§ **Written task**
Identify the lines that contain the word "with" and copy each one.

§ **Supplied material**
+++++
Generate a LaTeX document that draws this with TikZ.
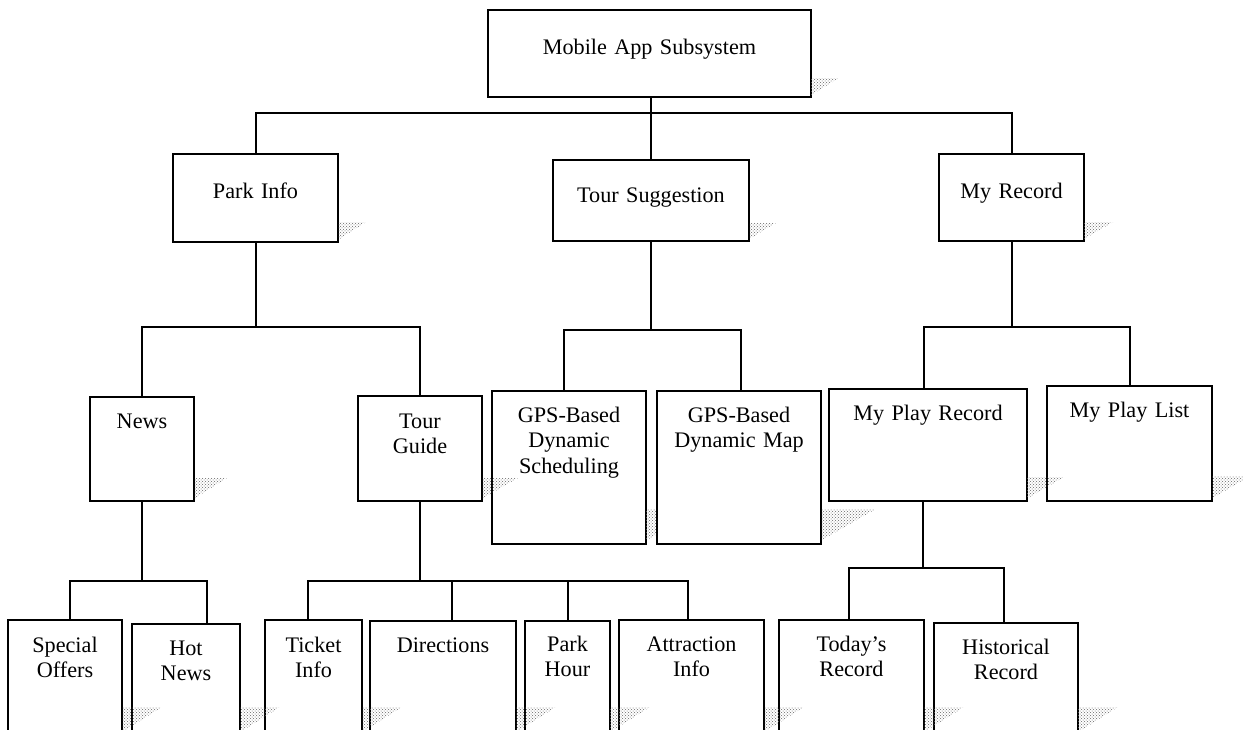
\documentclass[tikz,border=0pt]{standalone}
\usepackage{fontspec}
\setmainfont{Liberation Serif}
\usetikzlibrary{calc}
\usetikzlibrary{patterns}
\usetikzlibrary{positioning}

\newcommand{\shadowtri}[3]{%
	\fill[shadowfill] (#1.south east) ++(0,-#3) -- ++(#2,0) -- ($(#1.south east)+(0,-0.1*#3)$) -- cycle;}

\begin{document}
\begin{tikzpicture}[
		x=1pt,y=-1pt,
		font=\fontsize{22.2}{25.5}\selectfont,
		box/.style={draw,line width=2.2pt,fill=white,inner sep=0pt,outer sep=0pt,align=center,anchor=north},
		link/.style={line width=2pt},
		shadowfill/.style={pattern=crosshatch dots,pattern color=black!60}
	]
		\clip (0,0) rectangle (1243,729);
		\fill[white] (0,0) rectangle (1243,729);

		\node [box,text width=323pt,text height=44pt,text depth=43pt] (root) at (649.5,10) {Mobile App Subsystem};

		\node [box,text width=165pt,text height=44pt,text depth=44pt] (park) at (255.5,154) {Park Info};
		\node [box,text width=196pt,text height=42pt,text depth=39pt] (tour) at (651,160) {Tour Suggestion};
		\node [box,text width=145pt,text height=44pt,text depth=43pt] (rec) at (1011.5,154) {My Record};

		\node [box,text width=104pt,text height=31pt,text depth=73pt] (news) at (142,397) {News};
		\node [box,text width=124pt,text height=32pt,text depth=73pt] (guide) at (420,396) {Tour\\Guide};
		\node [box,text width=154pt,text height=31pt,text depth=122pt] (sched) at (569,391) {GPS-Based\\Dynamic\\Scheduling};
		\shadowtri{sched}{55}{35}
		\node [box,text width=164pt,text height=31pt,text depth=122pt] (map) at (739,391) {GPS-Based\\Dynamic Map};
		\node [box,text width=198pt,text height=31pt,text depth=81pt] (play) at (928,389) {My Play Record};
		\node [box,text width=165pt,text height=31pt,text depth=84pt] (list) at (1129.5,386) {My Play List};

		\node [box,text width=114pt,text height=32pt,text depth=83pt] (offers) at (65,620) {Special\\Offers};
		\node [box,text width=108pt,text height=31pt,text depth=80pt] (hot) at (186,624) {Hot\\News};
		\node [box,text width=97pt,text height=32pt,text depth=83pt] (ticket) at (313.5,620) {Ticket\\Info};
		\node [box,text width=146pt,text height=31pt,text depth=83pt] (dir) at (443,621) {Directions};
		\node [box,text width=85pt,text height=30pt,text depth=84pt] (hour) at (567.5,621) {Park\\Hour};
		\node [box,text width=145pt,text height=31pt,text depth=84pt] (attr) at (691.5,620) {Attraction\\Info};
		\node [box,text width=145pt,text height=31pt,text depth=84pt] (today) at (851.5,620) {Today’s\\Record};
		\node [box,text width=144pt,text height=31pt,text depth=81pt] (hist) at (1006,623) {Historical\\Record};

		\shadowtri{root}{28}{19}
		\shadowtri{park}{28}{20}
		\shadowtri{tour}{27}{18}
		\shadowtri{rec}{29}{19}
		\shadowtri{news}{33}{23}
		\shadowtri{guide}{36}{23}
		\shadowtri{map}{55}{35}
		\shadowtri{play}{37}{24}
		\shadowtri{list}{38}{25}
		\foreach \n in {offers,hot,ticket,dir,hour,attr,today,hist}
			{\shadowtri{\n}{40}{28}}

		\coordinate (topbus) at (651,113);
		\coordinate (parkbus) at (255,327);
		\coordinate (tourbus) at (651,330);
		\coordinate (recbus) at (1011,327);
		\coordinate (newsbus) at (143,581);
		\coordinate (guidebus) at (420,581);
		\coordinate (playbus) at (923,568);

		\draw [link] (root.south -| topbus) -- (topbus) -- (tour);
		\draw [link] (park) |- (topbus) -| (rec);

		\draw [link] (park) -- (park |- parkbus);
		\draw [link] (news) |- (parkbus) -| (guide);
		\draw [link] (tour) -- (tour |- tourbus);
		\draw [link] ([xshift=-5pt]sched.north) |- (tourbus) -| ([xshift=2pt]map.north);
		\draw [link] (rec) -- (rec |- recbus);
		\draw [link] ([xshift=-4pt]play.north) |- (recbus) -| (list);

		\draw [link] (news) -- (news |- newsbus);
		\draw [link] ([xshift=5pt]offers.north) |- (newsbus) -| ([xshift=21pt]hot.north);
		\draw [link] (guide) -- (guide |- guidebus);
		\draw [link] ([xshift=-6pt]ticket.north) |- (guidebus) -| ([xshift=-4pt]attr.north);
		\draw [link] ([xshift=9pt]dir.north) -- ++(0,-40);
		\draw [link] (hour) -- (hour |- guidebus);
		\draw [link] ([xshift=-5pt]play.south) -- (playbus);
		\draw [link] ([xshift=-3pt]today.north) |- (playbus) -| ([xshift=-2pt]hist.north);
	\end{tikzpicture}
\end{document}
+++++
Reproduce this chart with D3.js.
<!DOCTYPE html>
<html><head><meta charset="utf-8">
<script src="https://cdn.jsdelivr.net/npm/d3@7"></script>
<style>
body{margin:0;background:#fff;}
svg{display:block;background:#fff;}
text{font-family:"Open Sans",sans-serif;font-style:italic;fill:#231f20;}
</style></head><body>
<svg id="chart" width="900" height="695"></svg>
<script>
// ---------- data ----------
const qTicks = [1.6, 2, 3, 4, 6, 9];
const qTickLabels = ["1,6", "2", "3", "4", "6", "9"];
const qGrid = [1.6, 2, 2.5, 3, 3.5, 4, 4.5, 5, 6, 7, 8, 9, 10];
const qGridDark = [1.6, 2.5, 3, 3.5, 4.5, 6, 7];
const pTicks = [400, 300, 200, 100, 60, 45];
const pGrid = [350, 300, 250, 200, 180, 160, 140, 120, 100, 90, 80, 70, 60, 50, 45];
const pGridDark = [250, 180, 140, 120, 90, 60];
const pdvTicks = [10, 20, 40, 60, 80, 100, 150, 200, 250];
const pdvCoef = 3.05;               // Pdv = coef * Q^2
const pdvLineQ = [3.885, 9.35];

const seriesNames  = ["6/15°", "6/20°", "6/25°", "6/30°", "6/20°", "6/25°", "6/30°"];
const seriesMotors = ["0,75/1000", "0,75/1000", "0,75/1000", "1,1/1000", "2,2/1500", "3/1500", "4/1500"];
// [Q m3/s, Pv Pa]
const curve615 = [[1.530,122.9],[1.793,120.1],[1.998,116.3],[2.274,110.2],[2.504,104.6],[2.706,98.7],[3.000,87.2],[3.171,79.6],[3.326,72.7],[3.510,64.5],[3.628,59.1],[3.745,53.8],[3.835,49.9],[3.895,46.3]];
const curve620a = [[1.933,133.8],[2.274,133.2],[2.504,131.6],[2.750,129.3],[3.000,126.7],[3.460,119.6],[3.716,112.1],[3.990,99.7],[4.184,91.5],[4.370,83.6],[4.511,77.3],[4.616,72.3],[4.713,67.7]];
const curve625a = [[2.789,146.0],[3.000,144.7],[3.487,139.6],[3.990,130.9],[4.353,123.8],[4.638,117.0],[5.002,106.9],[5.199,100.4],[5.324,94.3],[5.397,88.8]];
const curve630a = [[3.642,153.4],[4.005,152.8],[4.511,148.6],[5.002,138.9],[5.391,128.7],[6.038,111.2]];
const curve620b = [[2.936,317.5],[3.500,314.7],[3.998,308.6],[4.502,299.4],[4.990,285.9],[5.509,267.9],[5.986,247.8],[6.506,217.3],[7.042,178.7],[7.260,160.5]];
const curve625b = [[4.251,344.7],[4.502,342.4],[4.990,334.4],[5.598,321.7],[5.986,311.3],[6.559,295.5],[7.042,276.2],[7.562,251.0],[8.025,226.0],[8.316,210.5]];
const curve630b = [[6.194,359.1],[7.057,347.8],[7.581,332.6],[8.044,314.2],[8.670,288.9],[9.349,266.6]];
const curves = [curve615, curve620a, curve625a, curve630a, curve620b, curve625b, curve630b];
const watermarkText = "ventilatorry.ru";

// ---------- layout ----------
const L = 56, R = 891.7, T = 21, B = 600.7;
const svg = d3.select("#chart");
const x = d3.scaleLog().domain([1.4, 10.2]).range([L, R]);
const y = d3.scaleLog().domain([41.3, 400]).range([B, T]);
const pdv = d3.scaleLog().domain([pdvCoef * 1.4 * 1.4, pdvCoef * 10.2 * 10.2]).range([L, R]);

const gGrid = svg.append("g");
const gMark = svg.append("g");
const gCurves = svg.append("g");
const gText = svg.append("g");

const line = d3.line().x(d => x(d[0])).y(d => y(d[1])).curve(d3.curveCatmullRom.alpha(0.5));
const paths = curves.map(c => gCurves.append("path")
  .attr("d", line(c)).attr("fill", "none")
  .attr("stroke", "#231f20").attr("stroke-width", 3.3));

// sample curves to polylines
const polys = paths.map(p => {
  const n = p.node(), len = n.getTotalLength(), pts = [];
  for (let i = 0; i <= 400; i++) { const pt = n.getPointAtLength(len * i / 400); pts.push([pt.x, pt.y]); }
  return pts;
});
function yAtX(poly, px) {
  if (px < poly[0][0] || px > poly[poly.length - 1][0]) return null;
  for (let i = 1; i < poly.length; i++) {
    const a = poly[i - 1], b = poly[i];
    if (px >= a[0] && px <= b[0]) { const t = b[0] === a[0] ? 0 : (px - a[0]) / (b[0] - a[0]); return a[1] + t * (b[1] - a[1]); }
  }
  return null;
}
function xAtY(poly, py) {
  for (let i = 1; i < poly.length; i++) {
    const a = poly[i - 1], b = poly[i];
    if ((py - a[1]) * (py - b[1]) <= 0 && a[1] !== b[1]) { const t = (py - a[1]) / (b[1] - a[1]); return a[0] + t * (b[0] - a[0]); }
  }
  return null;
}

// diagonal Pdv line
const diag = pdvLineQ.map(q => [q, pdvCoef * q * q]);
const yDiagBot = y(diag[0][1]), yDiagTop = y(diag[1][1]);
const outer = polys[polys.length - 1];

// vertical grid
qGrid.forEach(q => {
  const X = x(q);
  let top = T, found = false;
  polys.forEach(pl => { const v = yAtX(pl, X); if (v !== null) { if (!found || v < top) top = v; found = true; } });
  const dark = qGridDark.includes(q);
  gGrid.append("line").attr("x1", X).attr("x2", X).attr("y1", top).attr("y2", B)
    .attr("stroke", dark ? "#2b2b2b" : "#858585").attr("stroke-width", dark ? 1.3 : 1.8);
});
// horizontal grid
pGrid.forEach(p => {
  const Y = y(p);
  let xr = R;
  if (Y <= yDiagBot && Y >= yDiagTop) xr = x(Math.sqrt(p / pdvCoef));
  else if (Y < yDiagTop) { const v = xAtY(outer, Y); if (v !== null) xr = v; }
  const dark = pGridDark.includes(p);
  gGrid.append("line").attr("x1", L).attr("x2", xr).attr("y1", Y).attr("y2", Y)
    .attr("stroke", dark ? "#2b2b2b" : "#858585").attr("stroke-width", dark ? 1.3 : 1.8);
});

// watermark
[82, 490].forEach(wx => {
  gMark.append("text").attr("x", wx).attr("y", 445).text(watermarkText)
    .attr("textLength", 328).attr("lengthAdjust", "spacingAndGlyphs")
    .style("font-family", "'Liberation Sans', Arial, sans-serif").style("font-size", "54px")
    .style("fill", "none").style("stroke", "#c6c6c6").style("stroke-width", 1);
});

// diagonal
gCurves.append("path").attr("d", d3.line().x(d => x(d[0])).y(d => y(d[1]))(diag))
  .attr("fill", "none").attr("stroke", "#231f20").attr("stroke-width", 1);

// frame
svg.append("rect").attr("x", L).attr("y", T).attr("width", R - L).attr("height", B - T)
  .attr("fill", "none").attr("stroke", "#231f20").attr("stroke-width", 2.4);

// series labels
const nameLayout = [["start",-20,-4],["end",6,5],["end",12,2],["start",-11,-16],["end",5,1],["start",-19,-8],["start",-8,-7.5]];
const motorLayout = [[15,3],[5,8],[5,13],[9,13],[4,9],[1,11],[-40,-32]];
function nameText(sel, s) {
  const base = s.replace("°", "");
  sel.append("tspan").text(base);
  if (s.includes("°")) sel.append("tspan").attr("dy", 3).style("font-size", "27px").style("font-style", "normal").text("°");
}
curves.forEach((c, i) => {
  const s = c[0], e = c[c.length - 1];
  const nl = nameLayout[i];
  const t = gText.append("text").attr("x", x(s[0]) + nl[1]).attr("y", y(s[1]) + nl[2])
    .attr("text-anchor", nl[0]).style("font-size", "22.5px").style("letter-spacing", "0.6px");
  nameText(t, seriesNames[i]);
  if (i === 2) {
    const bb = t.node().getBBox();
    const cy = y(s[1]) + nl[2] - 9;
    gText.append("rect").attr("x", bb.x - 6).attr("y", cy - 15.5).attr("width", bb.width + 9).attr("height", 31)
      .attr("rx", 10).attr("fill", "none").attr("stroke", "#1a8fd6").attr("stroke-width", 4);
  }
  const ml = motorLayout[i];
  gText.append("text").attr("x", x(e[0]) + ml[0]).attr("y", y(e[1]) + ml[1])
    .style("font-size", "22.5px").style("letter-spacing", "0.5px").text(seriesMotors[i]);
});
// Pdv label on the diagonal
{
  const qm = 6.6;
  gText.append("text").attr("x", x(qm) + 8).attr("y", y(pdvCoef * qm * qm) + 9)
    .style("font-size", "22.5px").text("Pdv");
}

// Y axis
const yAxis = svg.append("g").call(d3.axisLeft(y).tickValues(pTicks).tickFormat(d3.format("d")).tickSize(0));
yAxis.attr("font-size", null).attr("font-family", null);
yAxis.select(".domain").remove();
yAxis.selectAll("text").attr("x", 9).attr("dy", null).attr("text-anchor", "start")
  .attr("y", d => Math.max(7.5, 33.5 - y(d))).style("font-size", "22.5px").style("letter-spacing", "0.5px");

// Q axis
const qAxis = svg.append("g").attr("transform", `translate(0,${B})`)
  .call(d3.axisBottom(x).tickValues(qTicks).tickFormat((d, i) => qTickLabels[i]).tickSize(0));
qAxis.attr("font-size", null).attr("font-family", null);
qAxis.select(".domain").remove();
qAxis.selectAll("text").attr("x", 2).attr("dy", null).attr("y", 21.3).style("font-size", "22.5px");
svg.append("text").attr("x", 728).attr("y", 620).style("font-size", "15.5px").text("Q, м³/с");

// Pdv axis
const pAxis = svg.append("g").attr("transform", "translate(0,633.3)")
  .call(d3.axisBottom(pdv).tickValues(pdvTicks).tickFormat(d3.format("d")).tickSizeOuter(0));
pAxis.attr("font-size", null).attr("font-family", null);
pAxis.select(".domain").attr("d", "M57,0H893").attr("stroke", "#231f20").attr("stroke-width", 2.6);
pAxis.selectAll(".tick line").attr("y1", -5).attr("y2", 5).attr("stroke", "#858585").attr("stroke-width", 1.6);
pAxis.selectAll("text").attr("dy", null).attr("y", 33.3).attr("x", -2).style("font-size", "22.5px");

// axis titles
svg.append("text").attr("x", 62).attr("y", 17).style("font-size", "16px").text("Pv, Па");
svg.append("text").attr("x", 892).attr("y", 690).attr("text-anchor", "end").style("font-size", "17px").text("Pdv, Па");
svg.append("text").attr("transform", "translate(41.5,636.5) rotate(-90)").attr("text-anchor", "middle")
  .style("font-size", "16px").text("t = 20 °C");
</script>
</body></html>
+++++
§ **Task result**
Generate a LaTeX document that draws this with TikZ.
Reproduce this chart with D3.js.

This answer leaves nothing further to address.